The items have been offered to the charity on an exclusive basis and it is now seeking to raise an agreed fee of £2,250 within the next 60 days through the UK reward-based crowdfunding platform Bloom VC (Venture Catalyst).
Phil Worms, director of Helensburgh Heroes, said: “This really is a once in a lifetime opportunity to acquire these two historically important items for Helensburgh, John Logie Baird’s birthplace. We have a small window of opportunity to secure them for the town and crowdfunding offers an immediacy that no other funding channel can and will hopefully help us reach people who share our aims.
“There is a real synergy about using the internet of today to try to preserve two items associated with last century’s technological revolution, the dawn of television. We hope we can attract enough pledges of support, from as little as £5, to help us keep these amazing items in Scotland.”

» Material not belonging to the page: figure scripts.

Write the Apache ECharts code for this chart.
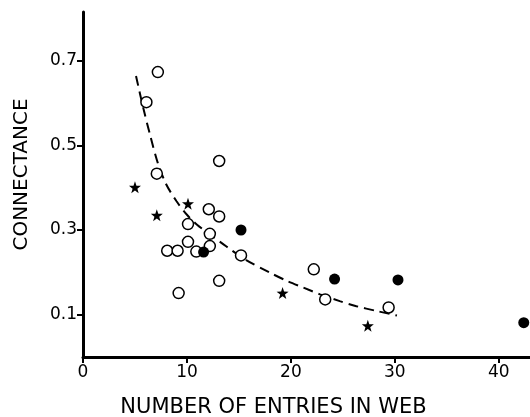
<!DOCTYPE html>
<html>
<head>
<meta charset="utf-8">
<script src="https://cdn.jsdelivr.net/npm/echarts@6/dist/echarts.min.js"></script>
<style>
html,body{margin:0;padding:0;background:#fff;}
#c{width:530px;height:417px;}
</style>
</head>
<body>
<div id="c"></div>
<script>
// Open circles (entries, connectance)
var openX = [7.2, 6.1, 13.1, 7.1, 12.1, 13.1, 10.1, 12.2, 10.1, 8.1, 9.1, 10.9, 12.2, 15.2, 13.1, 9.2, 22.2, 23.3, 29.4];
var openY = [0.673, 0.602, 0.463, 0.433, 0.349, 0.332, 0.314, 0.291, 0.272, 0.251, 0.251, 0.249, 0.262, 0.240, 0.180, 0.151, 0.207, 0.136, 0.117];
// Filled circles
var filledX = [11.6, 15.2, 24.2, 30.3, 42.4];
var filledY = [0.248, 0.300, 0.184, 0.182, 0.081];
// Stars
var starX = [5.0, 7.1, 10.1, 19.2, 27.4];
var starY = [0.401, 0.335, 0.362, 0.151, 0.074];
// Dashed fitted curve
var curveX = [5.1, 5.8, 6.5, 7.2, 8.0, 9.0, 10.0, 11.0, 12.2, 13.8, 15.7, 18.0, 19.6, 21.2, 22.8, 24.7, 26.3, 28.2, 30.2];
var curveY = [0.664, 0.588, 0.520, 0.458, 0.408, 0.368, 0.336, 0.312, 0.290, 0.261, 0.229, 0.199, 0.180, 0.164, 0.148, 0.132, 0.120, 0.109, 0.098];
// Tick labels
var xTicks = [0, 10, 20, 30, 40];
var yTicks = [0.1, 0.3, 0.5, 0.7];

function zip(a, b) { return a.map(function (v, i) { return [v, b[i]]; }); }

var starPath = 'path://M100,0 L123.5,67.6 L195.1,69.1 L138,112.4 L158.8,180.9 L100,140 L41.2,180.9 L62,112.4 L4.9,69.1 L76.5,67.6 Z';
var font = 'DejaVu Sans';

var chart = echarts.init(document.getElementById('c'), null, {renderer: 'canvas'});
chart.setOption({
  animation: false,
  backgroundColor: '#fff',
  grid: {left: 83, right: 0, top: 12, bottom: 60, containLabel: false, outerBoundsMode: 'none'},
  xAxis: {
    type: 'value', min: 0, max: 43,
    axisLine: {show: true, onZero: false, lineStyle: {color: '#000', width: 3}},
    axisTick: {show: true, length: 6, customValues: xTicks, lineStyle: {color: '#000', width: 2}},
    axisLabel: {customValues: xTicks, color: '#000', fontSize: 17, fontFamily: font, margin: 7,
      formatter: function (v) { return String(v); }},
    splitLine: {show: false},
    name: 'NUMBER OF ENTRIES IN WEB', nameLocation: 'middle', nameGap: 40,
    nameTextStyle: {color: '#000', fontSize: 21, fontFamily: font, padding: [0, 66, 0, 0]}
  },
  yAxis: {
    type: 'value', min: 0, max: 0.815,
    axisLine: {show: true, onZero: false, lineStyle: {color: '#000', width: 3}},
    axisTick: {show: true, length: 6, customValues: yTicks, lineStyle: {color: '#000', width: 2}},
    axisLabel: {customValues: yTicks, color: '#000', fontSize: 17, fontFamily: font, margin: 6,
      formatter: function (v) { return v.toFixed(1); }},
    splitLine: {show: false},
    name: 'CONNECTANCE', nameLocation: 'middle', nameGap: 51, nameRotate: 90,
    nameTextStyle: {color: '#000', fontSize: 20, fontFamily: font, padding: [0, 0, 0, 20]}
  },
  series: [
    {
      type: 'line', data: zip(curveX, curveY), smooth: 0.3, symbol: 'none',
      lineStyle: {color: '#000', width: 2, type: [10, 6]}, z: 1
    },
    {
      type: 'scatter', data: zip(openX, openY), symbol: 'circle', symbolSize: 11,
      itemStyle: {color: '#fff', borderColor: '#000', borderWidth: 1.5, opacity: 1}, z: 3
    },
    {
      type: 'scatter', data: zip(filledX, filledY), symbol: 'circle', symbolSize: 11,
      itemStyle: {color: '#000', borderColor: '#000', borderWidth: 0, opacity: 1}, z: 4
    },
    {
      type: 'scatter', data: zip(starX, starY), symbol: starPath, symbolSize: 12,
      itemStyle: {color: '#000', opacity: 1}, z: 4
    }
  ]
});
</script>
</body>
</html>
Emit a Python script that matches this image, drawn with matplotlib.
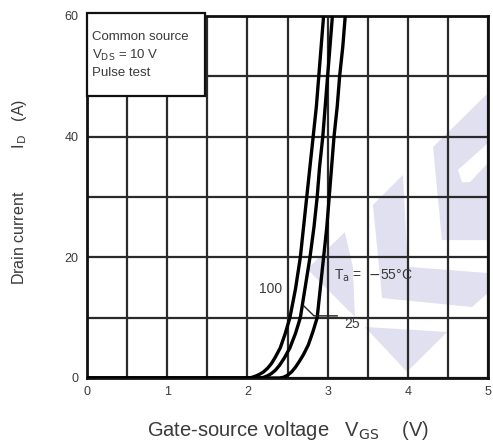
import numpy as np
import matplotlib
matplotlib.use('Agg')
import matplotlib.pyplot as plt
from matplotlib.patches import Polygon, Rectangle

plt.rcParams['font.family'] = ['Liberation Sans', 'DejaVu Sans']

# transfer characteristics (VGS in V, ID in A)
vgs_100 = [0.0, 2.0, 2.05, 2.1, 2.15, 2.2, 2.25, 2.3, 2.35, 2.41, 2.47, 2.53, 2.60, 2.66,
           2.70, 2.74, 2.78, 2.82, 2.86, 2.89, 2.92, 2.95]
id_100 = [0.0, 0.0, 0.08, 0.3, 0.6, 1.0, 1.6, 2.4, 3.5, 5.0, 7.3, 10.0, 14.8, 20.0,
          25.0, 30.0, 35.0, 40.0, 45.0, 50.0, 55.0, 60.0]

vgs_25 = [0.0, 2.15, 2.2, 2.25, 2.3, 2.35, 2.4, 2.46, 2.53, 2.60, 2.66, 2.72, 2.78,
          2.83, 2.87, 2.90, 2.94, 2.97, 3.00, 3.03, 3.06]
id_25 = [0.0, 0.0, 0.1, 0.35, 0.75, 1.3, 2.1, 3.3, 5.0, 7.4, 10.0, 15.0, 20.0,
         25.0, 30.0, 35.0, 40.0, 45.0, 50.0, 55.0, 60.0]

vgs_m55 = [0.0, 2.40, 2.45, 2.50, 2.55, 2.60, 2.65, 2.70, 2.76, 2.82, 2.87, 2.91, 2.95,
           2.99, 3.02, 3.05, 3.08, 3.12, 3.15, 3.19, 3.22]
id_m55 = [0.0, 0.0, 0.12, 0.45, 1.0, 1.8, 2.8, 3.9, 5.5, 7.8, 10.0, 15.0, 20.0,
          25.0, 30.0, 35.0, 40.0, 45.0, 50.0, 55.0, 60.0]

x_ticks = [0, 1, 2, 3, 4, 5]
y_ticks = [0, 20, 40, 60]

# faint logo watermark behind the grid (axes fraction)
WATERMARK = [
    [(0.643, 0.403), (0.549, 0.301), (0.668, 0.169), (0.663, 0.307)],
    [(0.693, 0.141), (0.898, 0.127), (0.798, 0.017)],
    [(0.713, 0.478), (0.788, 0.561), (0.800, 0.307), (1.0, 0.290),
     (1.0, 0.235), (0.960, 0.196), (0.736, 0.221)],
    [(0.863, 0.638), (1.0, 0.787), (1.0, 0.649), (0.925, 0.575), (0.935, 0.541),
     (0.955, 0.541), (1.0, 0.594), (1.0, 0.381), (0.885, 0.381)],
]

txt = '#3a3a3a'

fig = plt.figure(figsize=(4.93, 4.46), dpi=100)
ax = fig.add_axes([87 / 493, 68 / 446, 401 / 493, 362 / 446])
ax.set_xlim(0, 5)
ax.set_ylim(0, 60)
ax.set_axisbelow(True)

for poly in WATERMARK:
    ax.add_patch(Polygon(poly, closed=True, transform=ax.transAxes,
                         facecolor='#e0e0f0', edgecolor='none', zorder=0.2))

ax.set_xticks(np.arange(0, 5.01, 0.5), minor=True)
ax.set_yticks(np.arange(0, 60.1, 10), minor=True)
ax.set_xticks(x_ticks)
ax.set_yticks(y_ticks)
ax.grid(which='both', color='#2a2a2a', linewidth=1.6)
ax.tick_params(which='both', length=0, labelsize=9, labelcolor=txt, pad=6)
for s in ax.spines.values():
    s.set_linewidth(2.0)
    s.set_color('#111111')

for v, i in [(vgs_100, id_100), (vgs_25, id_25), (vgs_m55, id_m55)]:
    ax.plot(v, i, color='black', linewidth=2.4, solid_joinstyle='round', zorder=4, clip_on=True)

# condition box
ax.add_patch(Rectangle((0, 0.779), 0.294, 0.23, transform=ax.transAxes,
                       facecolor='white', edgecolor='#111111', linewidth=1.6, zorder=3, clip_on=False))
ax.text(0.013, 0.942, 'Common source', transform=ax.transAxes, fontsize=9.5, color=txt, va='center', zorder=5)
ax.text(0.013, 0.892, r'V$_{\mathrm{DS}}$ = 10 V', transform=ax.transAxes, fontsize=9.5, color=txt, va='center', zorder=5)
ax.text(0.013, 0.842, 'Pulse test', transform=ax.transAxes, fontsize=9.5, color=txt, va='center', zorder=5)

# curve labels
ax.text(2.29, 14.8, '100', fontsize=10, color=txt, ha='center', va='center', zorder=5)
ax.text(3.30, 8.9, '25', fontsize=10, color=txt, ha='center', va='center', zorder=5)
ax.plot([2.70, 2.83, 3.12], [12.0, 10.3, 10.3], color='#222222', linewidth=1.0, zorder=4)
ax.text(3.08, 17.0, r'T$_{\mathrm{a}}$ =  $-$55°C', fontsize=10, color=txt, ha='left', va='center', zorder=5)

ax.set_xlabel(r'Gate-source voltage   V$_{\mathrm{GS}}$    (V)', fontsize=14.5, color=txt, labelpad=15)
ax.set_ylabel(r'Drain current          I$_{\mathrm{D}}$   (A)', fontsize=11.5, color=txt)
ax.yaxis.set_label_coords(-0.145, 0.513)

fig.savefig('out.png', dpi=100)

The original TV sales catalogue produced by Baird in 1928 is complete with its original order form. It illustrates the Baird models A, B and C with descriptions and prices, plus a picture of the internal works of the model B.
Only one other extant copy is known to exist and is owned by the MZTV Museum of Television in Toronto, but that copy is missing its order form. The item offered to the charity is potentially the only copy of its type worldwide.
The 1936 T5 CRT (Cathode Ray Tube) that Helensburgh Heroes is also trying to secure is believed to be one of only ten known to exist worldwide.
Amanda Boyle from Bloom VC added: "We hope everyone in Scotland - and those who've moved away but still hold Scotland in their hearts - will back this project to keep such important, historic artefacts where they belong."
Helensburgh Heroes is working on a project to convert a Victorian warehouse into a digital media academy - dubbed The Heroes Centre - where the two Logie Baird items will be stored if the charity raises enough cash.